Children on Medicaid often Juggle Risperdal and other Psychotropic Meds, Study Suggests

Published on August 5, 2014 by Sandy Liebhard

More children in the Medicaid program are being prescribed second-generation antipsychotics like Risperdal simultaneously with stimulants, anti-depressants and other medications, according to a recent study.

The results of research published recently in the Journal of the American Academy of Child and Adolescent Psychiatry finds that use of second-generation antipsychotics (SGAs) has increased significantly in children between the ages of 6 and 18 on Medicaid.

Findings of the study were obtained after a four-year look at psychiatric treatment data from 2004 until 2008, and found an increasing amount of prescriptions written for stimulants, antidepressants and mood stabilizers in conjunction with Risperdal or another SGA. Researchers found that use of these medications increased by 22 percent over the period, and that 85 percent of patients taking this type of drug was doing so with another psychotropic medication. In fact, the likelihood of a child taking Risperdal or another treatment with a stimulant was shown to be 0.22, and 0.52 for mood-stabilizers. Patients taking both drug types were also shown to do so for long durations, research found.

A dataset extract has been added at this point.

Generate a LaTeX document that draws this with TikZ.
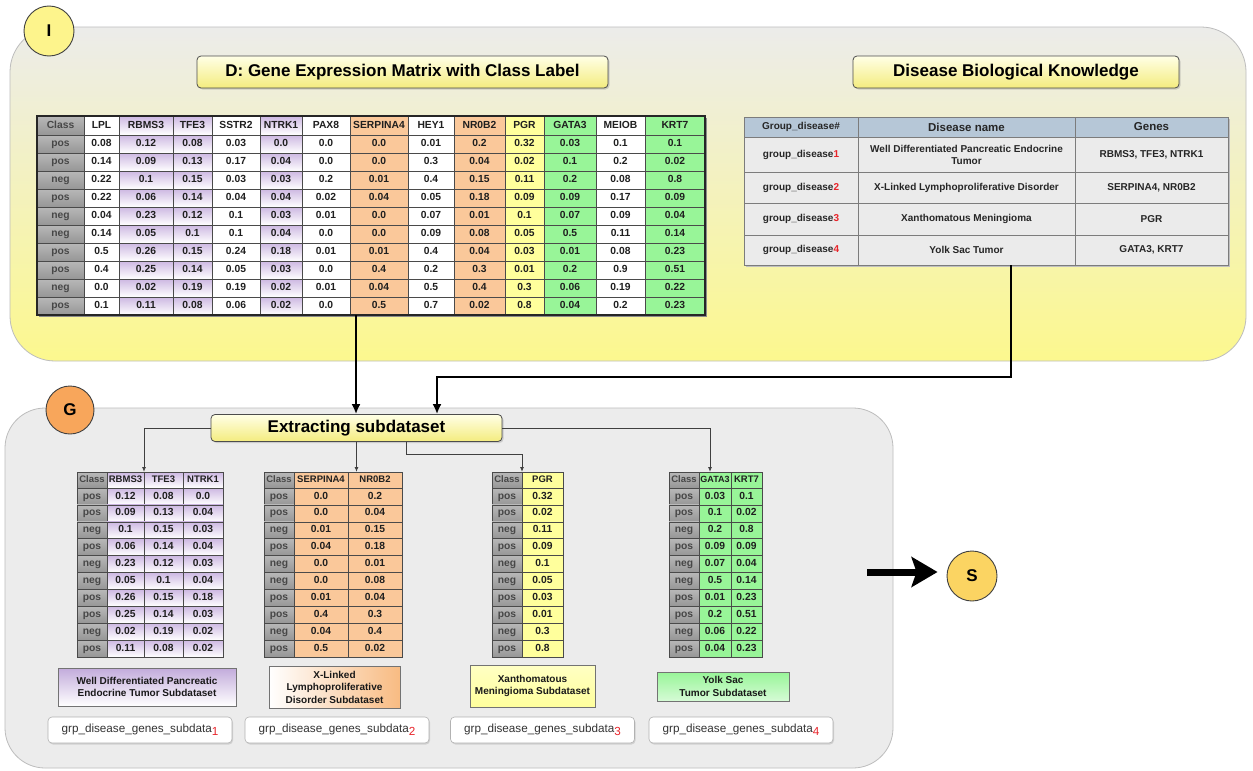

Risperdal, other Antipsychotics Prescribed to Treat Children with Depression, ADHD

But was this combination beneficial to patients, and more importantly, was it necessary? Psychiatric treatments were frequently given to patients outside the hospital, who had no intellectual disability, and were not diagnosed with severe attention-deficit hyperactivity disorder (ADHD). The highest amount of SGA scripts were given to Medicaid children and those in foster care.

Although researchers were aware that use of Risperdal and other drugs was on the rise, they were surprised to find that some psychiatric conditions were more likely to incite SGA usage.

“We knew that antipsychotic use was increasing among youth, but were surprised to learn just how often children with ADHD or depression receive an antipsychotic as part of their treatment, and when they do, it is for sustained periods of time,” said one of the study’s researchers, a co-director of the Policy Lab at Children’s Hospital of Philadelphia.

Given that hundreds of Risperdal lawsuit filings involve children who took the medication, one may wonder how these findings will affect the mounting antipsychotic drug litigation.

According to claims, use of this particular medication led to the development of male breasts, a condition known as gynecomastia, in young boys being treated for psychiatric conditions.